Directions for this task »
Repeat, exactly and only, the lines from the beginning of the data through the line with "d3.scaleLinear().domain([0.962, 10.733]).range([pB, pT]);". Pictures are left out.
--- start of Recorded data ---
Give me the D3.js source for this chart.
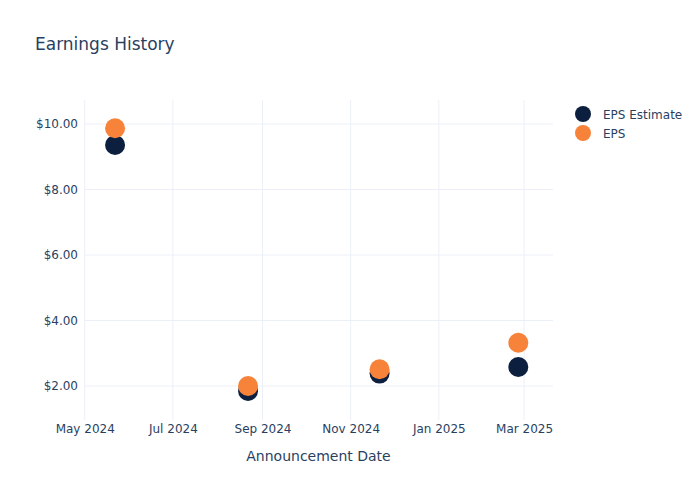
<!DOCTYPE html>
<html>
<head>
<meta charset="utf-8">
<script src="https://cdn.jsdelivr.net/npm/d3@7"></script>
<style>
  body { margin: 0; background: #fff; }
  text { font-family: "DejaVu Sans", sans-serif; fill: #2a3f5f; }
</style>
</head>
<body>
<svg id="chart" width="700" height="500"></svg>
<script>
const dates = ["2024-05-22", "2024-08-22", "2024-11-21", "2025-02-25"];
const epsEstimate = [9.36, 1.85, 2.38, 2.58];
const epsActual = [9.87, 2.00, 2.51, 3.32];
const xTicks = ["2024-05-01", "2024-07-01", "2024-09-01", "2024-11-01", "2025-01-01", "2025-03-01"];
const yTicks = [2, 4, 6, 8, 10];
const seriesNames = ["EPS Estimate", "EPS"];
const seriesColors = ["#0c1f3f", "#f7833b"];

const parse = d3.utcParse("%Y-%m-%d");
const svg = d3.select("#chart");
const pL = 84, pR = 553, pT = 100, pB = 420;

const x = d3.scaleUtc()
  .domain([new Date(Date.UTC(2024, 3, 30, 12)), new Date(Date.UTC(2025, 2, 21))])
  .range([pL, pR]);
const y = d3.scaleLinear().domain([0.962, 10.733]).range([pB, pT]);

// gridlines
svg.append("g").selectAll("line").data(xTicks).join("line")
  .attr("x1", d => x(parse(d))).attr("x2", d => x(parse(d)))
  .attr("y1", pT).attr("y2", pB)
  .attr("stroke", "#ebf0f8").attr("stroke-width", 1);
svg.append("g").selectAll("line").data(yTicks).join("line")
  .attr("x1", pL).attr("x2", pR)
  .attr("y1", d => y(d)).attr("y2", d => y(d))
  .attr("stroke", "#ebf0f8").attr("stroke-width", 1);

// axes
const fmtDate = d3.utcFormat("%b %Y");
const xAxis = d3.axisBottom(x).tickValues(xTicks.map(parse)).tickFormat(fmtDate).tickSize(0).tickPadding(4);
const gx = svg.append("g").attr("transform", `translate(0,${pB})`).call(xAxis);
gx.select(".domain").remove();
gx.selectAll("text").attr("font-size", 12).style("fill", "#2a3f5f").attr("font-family", "DejaVu Sans, sans-serif");

const yAxis = d3.axisLeft(y).tickValues(yTicks).tickFormat(d => "$" + d3.format(".2f")(d)).tickSize(0).tickPadding(6);
const gy = svg.append("g").attr("transform", `translate(${pL},0)`).call(yAxis);
gy.select(".domain").remove();
gy.selectAll("text").attr("font-size", 12).style("fill", "#2a3f5f").attr("font-family", "DejaVu Sans, sans-serif");

// markers
const series = [epsEstimate, epsActual];
series.forEach((vals, si) => {
  svg.append("g").selectAll("circle").data(vals).join("circle")
    .attr("cx", (d, i) => x(parse(dates[i])))
    .attr("cy", d => y(d))
    .attr("r", 10)
    .attr("fill", seriesColors[si]);
});

// title
svg.append("text").attr("x", 35).attr("y", 50).attr("font-size", 17).text("Earnings History");

// axis title
svg.append("text").attr("x", (pL + pR) / 2).attr("y", 461).attr("text-anchor", "middle")
  .attr("font-size", 14).text("Announcement Date");

// legend
const lg = svg.append("g");
seriesNames.forEach((n, i) => {
  lg.append("circle").attr("cx", 583).attr("cy", 114 + i * 19).attr("r", 8).attr("fill", seriesColors[i]);
  lg.append("text").attr("x", 603).attr("y", 114 + i * 19 + 4.5).attr("font-size", 12).text(n);
});
</script>
</body>
</html>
--- end of Recorded data ---
Answer for this exercise »
Give me the D3.js source for this chart.
<!DOCTYPE html>
<html>
<head>
<meta charset="utf-8">
<script src="https://cdn.jsdelivr.net/npm/d3@7"></script>
<style>
  body { margin: 0; background: #fff; }
  text { font-family: "DejaVu Sans", sans-serif; fill: #2a3f5f; }
</style>
</head>
<body>
<svg id="chart" width="700" height="500"></svg>
<script>
const dates = ["2024-05-22", "2024-08-22", "2024-11-21", "2025-02-25"];
const epsEstimate = [9.36, 1.85, 2.38, 2.58];
const epsActual = [9.87, 2.00, 2.51, 3.32];
const xTicks = ["2024-05-01", "2024-07-01", "2024-09-01", "2024-11-01", "2025-01-01", "2025-03-01"];
const yTicks = [2, 4, 6, 8, 10];
const seriesNames = ["EPS Estimate", "EPS"];
const seriesColors = ["#0c1f3f", "#f7833b"];

const parse = d3.utcParse("%Y-%m-%d");
const svg = d3.select("#chart");
const pL = 84, pR = 553, pT = 100, pB = 420;

const x = d3.scaleUtc()
  .domain([new Date(Date.UTC(2024, 3, 30, 12)), new Date(Date.UTC(2025, 2, 21))])
  .range([pL, pR]);
const y = d3.scaleLinear().domain([0.962, 10.733]).range([pB, pT]);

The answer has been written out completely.